[begin THE INPUT]

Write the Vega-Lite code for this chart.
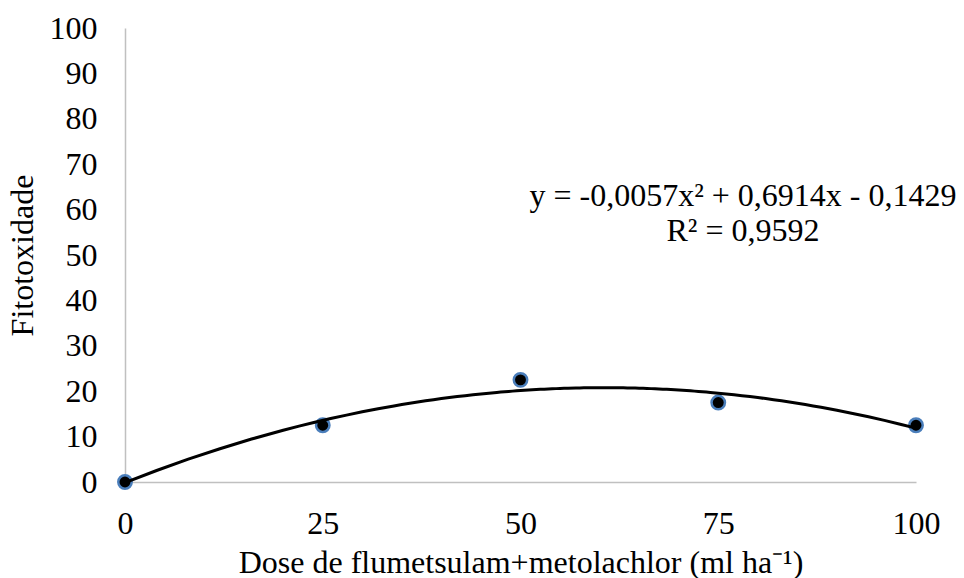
{
  "$schema": "https://vega.github.io/schema/vega-lite/v6.json",
  "autosize": {"type": "none"},
  "width": 791,
  "height": 454,
  "padding": {"left": 125, "top": 28, "right": 48, "bottom": 96},
  "background": "white",
  "config": {
    "view": {"stroke": null},
    "font": "Liberation Serif",
    "axis": {
      "domainColor": "#c0c0c0",
      "domainWidth": 1.5,
      "ticks": false,
      "grid": false,
      "labelFlush": false,
      "labelFont": "Liberation Serif",
      "labelFontSize": 32,
      "labelColor": "black",
      "titleFont": "Liberation Serif",
      "titleFontSize": 32,
      "titleFontWeight": "normal",
      "titleColor": "black"
    }
  },
  "datasets": {
    "pts": [
      {"dose": 0, "fito": 0},
      {"dose": 25, "fito": 12.5},
      {"dose": 50, "fito": 22.5},
      {"dose": 75, "fito": 17.5},
      {"dose": 100, "fito": 12.5}
    ],
    "eq": [
      {"dose": 78.13, "fito": 60.8, "label": ["y = -0,0057x² + 0,6914x - 0,1429", "R² = 0,9592"]}
    ]
  },
  "layer": [
    {
      "data": {"name": "pts"},
      "mark": {"type": "point", "filled": true, "fill": "black", "stroke": "#4a7ebb", "strokeWidth": 2.5, "size": 180, "opacity": 1, "strokeOpacity": 1},
      "encoding": {
        "x": {
          "field": "dose", "type": "quantitative",
          "scale": {"domain": [0, 100], "nice": false, "zero": false},
          "axis": {"values": [0, 25, 50, 75, 100], "labelPadding": 26, "title": "Dose de flumetsulam+metolachlor (ml ha⁻¹)", "titlePadding": 8}
        },
        "y": {
          "field": "fito", "type": "quantitative",
          "scale": {"domain": [0, 100], "nice": false},
          "axis": {"values": [0, 10, 20, 30, 40, 50, 60, 70, 80, 90, 100], "labelPadding": 28, "title": "Fitotoxidade", "titlePadding": 10}
        }
      }
    },
    {
      "data": {"name": "pts"},
      "transform": [
        {"regression": "fito", "on": "dose", "method": "poly", "order": 2, "extent": [0, 100]}
      ],
      "mark": {"type": "line", "color": "black", "strokeWidth": 3},
      "encoding": {
        "x": {"field": "dose", "type": "quantitative"},
        "y": {"field": "fito", "type": "quantitative"}
      }
    },
    {
      "data": {"name": "eq"},
      "mark": {"type": "text", "align": "center", "baseline": "alphabetic", "fontSize": 32, "font": "Liberation Serif", "color": "black", "lineHeight": 35},
      "encoding": {
        "x": {"field": "dose", "type": "quantitative"},
        "y": {"field": "fito", "type": "quantitative"},
        "text": {"field": "label"}
      }
    }
  ]
}
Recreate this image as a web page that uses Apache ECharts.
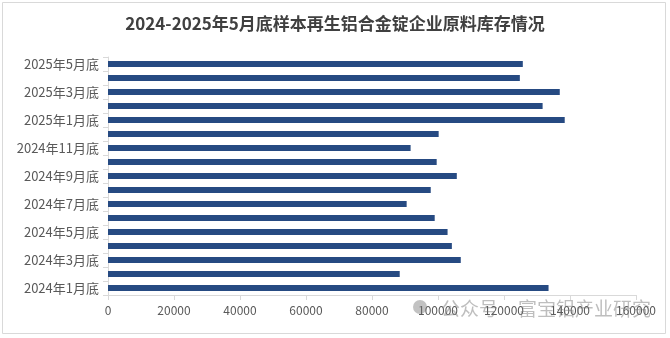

[end THE INPUT]

**DIRECTION:**
Write out the material above once more, exactly as it reads, with no pictures.

**WRITTEN RESPONSE:**
Write the Vega-Lite code for this chart.
{
  "$schema": "https://vega.github.io/schema/vega-lite/v6.json",
  "autosize": {"type": "none"},
  "width": 791,
  "height": 454,
  "padding": {"left": 125, "top": 28, "right": 48, "bottom": 96},
  "background": "white",
  "config": {
    "view": {"stroke": null},
    "font": "Liberation Serif",
    "axis": {
      "domainColor": "#c0c0c0",
      "domainWidth": 1.5,
      "ticks": false,
      "grid": false,
      "labelFlush": false,
      "labelFont": "Liberation Serif",
      "labelFontSize": 32,
      "labelColor": "black",
      "titleFont": "Liberation Serif",
      "titleFontSize": 32,
      "titleFontWeight": "normal",
      "titleColor": "black"
    }
  },
  "datasets": {
    "pts": [
      {"dose": 0, "fito": 0},
      {"dose": 25, "fito": 12.5},
      {"dose": 50, "fito": 22.5},
      {"dose": 75, "fito": 17.5},
      {"dose": 100, "fito": 12.5}
    ],
    "eq": [
      {"dose": 78.13, "fito": 60.8, "label": ["y = -0,0057x² + 0,6914x - 0,1429", "R² = 0,9592"]}
    ]
  },
  "layer": [
    {
      "data": {"name": "pts"},
      "mark": {"type": "point", "filled": true, "fill": "black", "stroke": "#4a7ebb", "strokeWidth": 2.5, "size": 180, "opacity": 1, "strokeOpacity": 1},
      "encoding": {
        "x": {
          "field": "dose", "type": "quantitative",
          "scale": {"domain": [0, 100], "nice": false, "zero": false},
          "axis": {"values": [0, 25, 50, 75, 100], "labelPadding": 26, "title": "Dose de flumetsulam+metolachlor (ml ha⁻¹)", "titlePadding": 8}
        },
        "y": {
          "field": "fito", "type": "quantitative",
          "scale": {"domain": [0, 100], "nice": false},
          "axis": {"values": [0, 10, 20, 30, 40, 50, 60, 70, 80, 90, 100], "labelPadding": 28, "title": "Fitotoxidade", "titlePadding": 10}
        }
      }
    },
    {
      "data": {"name": "pts"},
      "transform": [
        {"regression": "fito", "on": "dose", "method": "poly", "order": 2, "extent": [0, 100]}
      ],
      "mark": {"type": "line", "color": "black", "strokeWidth": 3},
      "encoding": {
        "x": {"field": "dose", "type": "quantitative"},
        "y": {"field": "fito", "type": "quantitative"}
      }
    },
    {
      "data": {"name": "eq"},
      "mark": {"type": "text", "align": "center", "baseline": "alphabetic", "fontSize": 32, "font": "Liberation Serif", "color": "black", "lineHeight": 35},
      "encoding": {
        "x": {"field": "dose", "type": "quantitative"},
        "y": {"field": "fito", "type": "quantitative"},
        "text": {"field": "label"}
      }
    }
  ]
}
Recreate this image as a web page that uses Apache ECharts.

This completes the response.